**Prompt:**
Print every line of the listing exactly, please.

**Data shown:**
* * * *

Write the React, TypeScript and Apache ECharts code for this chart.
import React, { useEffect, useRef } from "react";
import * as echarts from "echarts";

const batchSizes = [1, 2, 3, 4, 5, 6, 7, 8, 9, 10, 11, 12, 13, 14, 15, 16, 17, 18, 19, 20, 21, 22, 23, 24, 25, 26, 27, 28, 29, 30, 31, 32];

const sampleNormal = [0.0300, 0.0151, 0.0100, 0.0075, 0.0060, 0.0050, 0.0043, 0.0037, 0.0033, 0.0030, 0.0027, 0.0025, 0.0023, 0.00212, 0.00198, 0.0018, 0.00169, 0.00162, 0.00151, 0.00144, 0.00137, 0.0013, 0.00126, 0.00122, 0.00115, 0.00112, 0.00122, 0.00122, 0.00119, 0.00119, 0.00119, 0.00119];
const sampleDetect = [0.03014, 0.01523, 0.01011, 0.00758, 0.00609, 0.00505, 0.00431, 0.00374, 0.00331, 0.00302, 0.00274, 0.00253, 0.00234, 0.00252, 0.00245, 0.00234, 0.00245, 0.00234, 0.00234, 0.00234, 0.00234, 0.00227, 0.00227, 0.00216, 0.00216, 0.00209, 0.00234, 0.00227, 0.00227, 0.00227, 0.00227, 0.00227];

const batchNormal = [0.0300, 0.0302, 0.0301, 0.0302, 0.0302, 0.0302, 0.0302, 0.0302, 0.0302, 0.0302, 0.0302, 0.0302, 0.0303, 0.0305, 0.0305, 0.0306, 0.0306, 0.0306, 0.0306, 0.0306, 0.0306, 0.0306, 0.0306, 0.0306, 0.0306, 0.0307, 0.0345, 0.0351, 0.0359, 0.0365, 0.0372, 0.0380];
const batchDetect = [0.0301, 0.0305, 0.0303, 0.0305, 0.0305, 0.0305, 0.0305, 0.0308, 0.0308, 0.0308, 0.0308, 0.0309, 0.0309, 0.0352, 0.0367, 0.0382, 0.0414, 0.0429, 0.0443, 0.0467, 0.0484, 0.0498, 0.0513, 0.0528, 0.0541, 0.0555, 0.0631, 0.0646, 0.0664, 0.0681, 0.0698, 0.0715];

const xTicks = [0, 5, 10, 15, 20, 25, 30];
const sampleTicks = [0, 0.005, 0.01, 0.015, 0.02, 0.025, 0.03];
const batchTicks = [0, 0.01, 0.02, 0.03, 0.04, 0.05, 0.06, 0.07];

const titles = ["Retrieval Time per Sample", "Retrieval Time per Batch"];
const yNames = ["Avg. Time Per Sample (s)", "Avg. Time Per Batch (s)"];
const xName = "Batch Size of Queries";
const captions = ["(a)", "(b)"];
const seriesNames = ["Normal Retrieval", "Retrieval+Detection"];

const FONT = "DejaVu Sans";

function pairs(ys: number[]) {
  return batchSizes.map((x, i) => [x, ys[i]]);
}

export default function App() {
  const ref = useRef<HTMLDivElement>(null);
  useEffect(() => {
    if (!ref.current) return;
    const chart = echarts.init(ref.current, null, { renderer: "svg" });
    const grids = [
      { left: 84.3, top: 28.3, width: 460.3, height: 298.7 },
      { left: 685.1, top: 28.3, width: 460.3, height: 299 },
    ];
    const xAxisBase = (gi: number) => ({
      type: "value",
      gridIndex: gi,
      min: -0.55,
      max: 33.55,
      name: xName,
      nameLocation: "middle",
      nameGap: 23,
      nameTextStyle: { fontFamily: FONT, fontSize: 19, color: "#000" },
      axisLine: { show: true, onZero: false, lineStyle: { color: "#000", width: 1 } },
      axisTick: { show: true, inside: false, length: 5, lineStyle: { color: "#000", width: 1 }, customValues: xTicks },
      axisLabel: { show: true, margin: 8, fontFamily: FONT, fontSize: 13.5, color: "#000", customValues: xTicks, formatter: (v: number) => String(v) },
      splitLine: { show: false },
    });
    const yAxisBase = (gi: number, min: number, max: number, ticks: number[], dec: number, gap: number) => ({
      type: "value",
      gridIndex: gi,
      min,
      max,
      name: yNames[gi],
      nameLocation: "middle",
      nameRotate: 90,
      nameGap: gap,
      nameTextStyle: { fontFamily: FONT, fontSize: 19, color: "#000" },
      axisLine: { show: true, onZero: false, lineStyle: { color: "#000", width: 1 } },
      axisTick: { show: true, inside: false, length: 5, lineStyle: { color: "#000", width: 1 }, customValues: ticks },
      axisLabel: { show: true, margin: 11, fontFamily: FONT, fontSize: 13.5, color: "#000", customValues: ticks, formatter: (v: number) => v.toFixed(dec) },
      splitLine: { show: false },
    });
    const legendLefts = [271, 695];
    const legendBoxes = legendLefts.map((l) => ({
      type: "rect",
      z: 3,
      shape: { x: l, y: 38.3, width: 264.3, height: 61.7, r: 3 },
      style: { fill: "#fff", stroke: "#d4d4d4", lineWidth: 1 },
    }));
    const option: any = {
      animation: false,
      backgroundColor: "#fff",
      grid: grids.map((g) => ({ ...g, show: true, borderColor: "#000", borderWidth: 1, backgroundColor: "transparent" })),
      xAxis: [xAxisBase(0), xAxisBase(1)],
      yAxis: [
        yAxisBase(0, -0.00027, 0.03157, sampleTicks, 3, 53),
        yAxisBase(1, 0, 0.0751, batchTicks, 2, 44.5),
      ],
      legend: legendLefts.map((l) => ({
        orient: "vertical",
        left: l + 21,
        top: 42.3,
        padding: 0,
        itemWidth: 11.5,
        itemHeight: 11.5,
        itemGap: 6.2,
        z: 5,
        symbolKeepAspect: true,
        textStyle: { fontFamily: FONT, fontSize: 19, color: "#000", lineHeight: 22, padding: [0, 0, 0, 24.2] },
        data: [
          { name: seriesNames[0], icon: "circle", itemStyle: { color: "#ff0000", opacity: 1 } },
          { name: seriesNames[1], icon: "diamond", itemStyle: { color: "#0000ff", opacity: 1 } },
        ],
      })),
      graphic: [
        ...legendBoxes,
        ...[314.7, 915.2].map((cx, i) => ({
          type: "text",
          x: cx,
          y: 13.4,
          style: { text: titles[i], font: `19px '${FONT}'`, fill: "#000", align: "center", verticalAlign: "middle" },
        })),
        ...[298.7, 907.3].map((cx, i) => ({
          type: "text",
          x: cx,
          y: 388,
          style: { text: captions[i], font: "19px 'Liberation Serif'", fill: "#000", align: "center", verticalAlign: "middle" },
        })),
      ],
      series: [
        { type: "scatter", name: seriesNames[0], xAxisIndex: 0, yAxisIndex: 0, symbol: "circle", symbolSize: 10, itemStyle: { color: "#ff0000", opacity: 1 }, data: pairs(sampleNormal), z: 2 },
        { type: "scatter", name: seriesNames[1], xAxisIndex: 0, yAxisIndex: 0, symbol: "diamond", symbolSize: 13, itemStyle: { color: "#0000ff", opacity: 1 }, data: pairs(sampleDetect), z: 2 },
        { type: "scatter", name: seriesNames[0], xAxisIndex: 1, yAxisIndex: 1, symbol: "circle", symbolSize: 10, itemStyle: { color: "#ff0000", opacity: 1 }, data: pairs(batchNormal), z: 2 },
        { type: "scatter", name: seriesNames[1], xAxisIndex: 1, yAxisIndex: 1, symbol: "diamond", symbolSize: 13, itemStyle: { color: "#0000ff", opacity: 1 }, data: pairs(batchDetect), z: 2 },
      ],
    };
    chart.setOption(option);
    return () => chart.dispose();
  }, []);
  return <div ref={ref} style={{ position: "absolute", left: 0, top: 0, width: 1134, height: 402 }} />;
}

* * * *

**Response for this exercise:**
Write the React, TypeScript and Apache ECharts code for this chart.
import React, { useEffect, useRef } from "react";
import * as echarts from "echarts";

const batchSizes = [1, 2, 3, 4, 5, 6, 7, 8, 9, 10, 11, 12, 13, 14, 15, 16, 17, 18, 19, 20, 21, 22, 23, 24, 25, 26, 27, 28, 29, 30, 31, 32];

const sampleNormal = [0.0300, 0.0151, 0.0100, 0.0075, 0.0060, 0.0050, 0.0043, 0.0037, 0.0033, 0.0030, 0.0027, 0.0025, 0.0023, 0.00212, 0.00198, 0.0018, 0.00169, 0.00162, 0.00151, 0.00144, 0.00137, 0.0013, 0.00126, 0.00122, 0.00115, 0.00112, 0.00122, 0.00122, 0.00119, 0.00119, 0.00119, 0.00119];
const sampleDetect = [0.03014, 0.01523, 0.01011, 0.00758, 0.00609, 0.00505, 0.00431, 0.00374, 0.00331, 0.00302, 0.00274, 0.00253, 0.00234, 0.00252, 0.00245, 0.00234, 0.00245, 0.00234, 0.00234, 0.00234, 0.00234, 0.00227, 0.00227, 0.00216, 0.00216, 0.00209, 0.00234, 0.00227, 0.00227, 0.00227, 0.00227, 0.00227];

const batchNormal = [0.0300, 0.0302, 0.0301, 0.0302, 0.0302, 0.0302, 0.0302, 0.0302, 0.0302, 0.0302, 0.0302, 0.0302, 0.0303, 0.0305, 0.0305, 0.0306, 0.0306, 0.0306, 0.0306, 0.0306, 0.0306, 0.0306, 0.0306, 0.0306, 0.0306, 0.0307, 0.0345, 0.0351, 0.0359, 0.0365, 0.0372, 0.0380];
const batchDetect = [0.0301, 0.0305, 0.0303, 0.0305, 0.0305, 0.0305, 0.0305, 0.0308, 0.0308, 0.0308, 0.0308, 0.0309, 0.0309, 0.0352, 0.0367, 0.0382, 0.0414, 0.0429, 0.0443, 0.0467, 0.0484, 0.0498, 0.0513, 0.0528, 0.0541, 0.0555, 0.0631, 0.0646, 0.0664, 0.0681, 0.0698, 0.0715];

const xTicks = [0, 5, 10, 15, 20, 25, 30];
const sampleTicks = [0, 0.005, 0.01, 0.015, 0.02, 0.025, 0.03];
const batchTicks = [0, 0.01, 0.02, 0.03, 0.04, 0.05, 0.06, 0.07];

const titles = ["Retrieval Time per Sample", "Retrieval Time per Batch"];
const yNames = ["Avg. Time Per Sample (s)", "Avg. Time Per Batch (s)"];
const xName = "Batch Size of Queries";
const captions = ["(a)", "(b)"];
const seriesNames = ["Normal Retrieval", "Retrieval+Detection"];

const FONT = "DejaVu Sans";

function pairs(ys: number[]) {
  return batchSizes.map((x, i) => [x, ys[i]]);
}

export default function App() {
  const ref = useRef<HTMLDivElement>(null);
  useEffect(() => {
    if (!ref.current) return;
    const chart = echarts.init(ref.current, null, { renderer: "svg" });
    const grids = [
      { left: 84.3, top: 28.3, width: 460.3, height: 298.7 },
      { left: 685.1, top: 28.3, width: 460.3, height: 299 },
    ];
    const xAxisBase = (gi: number) => ({
      type: "value",
      gridIndex: gi,
      min: -0.55,
      max: 33.55,
      name: xName,
      nameLocation: "middle",
      nameGap: 23,
      nameTextStyle: { fontFamily: FONT, fontSize: 19, color: "#000" },
      axisLine: { show: true, onZero: false, lineStyle: { color: "#000", width: 1 } },
      axisTick: { show: true, inside: false, length: 5, lineStyle: { color: "#000", width: 1 }, customValues: xTicks },
      axisLabel: { show: true, margin: 8, fontFamily: FONT, fontSize: 13.5, color: "#000", customValues: xTicks, formatter: (v: number) => String(v) },
      splitLine: { show: false },
    });
    const yAxisBase = (gi: number, min: number, max: number, ticks: number[], dec: number, gap: number) => ({
      type: "value",
      gridIndex: gi,
      min,
      max,
      name: yNames[gi],
      nameLocation: "middle",
      nameRotate: 90,
      nameGap: gap,
      nameTextStyle: { fontFamily: FONT, fontSize: 19, color: "#000" },
      axisLine: { show: true, onZero: false, lineStyle: { color: "#000", width: 1 } },
      axisTick: { show: true, inside: false, length: 5, lineStyle: { color: "#000", width: 1 }, customValues: ticks },
      axisLabel: { show: true, margin: 11, fontFamily: FONT, fontSize: 13.5, color: "#000", customValues: ticks, formatter: (v: number) => v.toFixed(dec) },
      splitLine: { show: false },
    });
    const legendLefts = [271, 695];
    const legendBoxes = legendLefts.map((l) => ({
      type: "rect",
      z: 3,
      shape: { x: l, y: 38.3, width: 264.3, height: 61.7, r: 3 },
      style: { fill: "#fff", stroke: "#d4d4d4", lineWidth: 1 },
    }));
    const option: any = {
      animation: false,
      backgroundColor: "#fff",
      grid: grids.map((g) => ({ ...g, show: true, borderColor: "#000", borderWidth: 1, backgroundColor: "transparent" })),
      xAxis: [xAxisBase(0), xAxisBase(1)],
      yAxis: [
        yAxisBase(0, -0.00027, 0.03157, sampleTicks, 3, 53),
        yAxisBase(1, 0, 0.0751, batchTicks, 2, 44.5),
      ],
      legend: legendLefts.map((l) => ({
        orient: "vertical",
        left: l + 21,
        top: 42.3,
        padding: 0,
        itemWidth: 11.5,
        itemHeight: 11.5,
        itemGap: 6.2,
        z: 5,
        symbolKeepAspect: true,
        textStyle: { fontFamily: FONT, fontSize: 19, color: "#000", lineHeight: 22, padding: [0, 0, 0, 24.2] },
        data: [
          { name: seriesNames[0], icon: "circle", itemStyle: { color: "#ff0000", opacity: 1 } },
          { name: seriesNames[1], icon: "diamond", itemStyle: { color: "#0000ff", opacity: 1 } },
        ],
      })),
      graphic: [
        ...legendBoxes,
        ...[314.7, 915.2].map((cx, i) => ({
          type: "text",
          x: cx,
          y: 13.4,
          style: { text: titles[i], font: `19px '${FONT}'`, fill: "#000", align: "center", verticalAlign: "middle" },
        })),
        ...[298.7, 907.3].map((cx, i) => ({
          type: "text",
          x: cx,
          y: 388,
          style: { text: captions[i], font: "19px 'Liberation Serif'", fill: "#000", align: "center", verticalAlign: "middle" },
        })),
      ],
      series: [
        { type: "scatter", name: seriesNames[0], xAxisIndex: 0, yAxisIndex: 0, symbol: "circle", symbolSize: 10, itemStyle: { color: "#ff0000", opacity: 1 }, data: pairs(sampleNormal), z: 2 },
        { type: "scatter", name: seriesNames[1], xAxisIndex: 0, yAxisIndex: 0, symbol: "diamond", symbolSize: 13, itemStyle: { color: "#0000ff", opacity: 1 }, data: pairs(sampleDetect), z: 2 },
        { type: "scatter", name: seriesNames[0], xAxisIndex: 1, yAxisIndex: 1, symbol: "circle", symbolSize: 10, itemStyle: { color: "#ff0000", opacity: 1 }, data: pairs(batchNormal), z: 2 },
        { type: "scatter", name: seriesNames[1], xAxisIndex: 1, yAxisIndex: 1, symbol: "diamond", symbolSize: 13, itemStyle: { color: "#0000ff", opacity: 1 }, data: pairs(batchDetect), z: 2 },
      ],
    };
    chart.setOption(option);
    return () => chart.dispose();
  }, []);
  return <div ref={ref} style={{ position: "absolute", left: 0, top: 0, width: 1134, height: 402 }} />;
}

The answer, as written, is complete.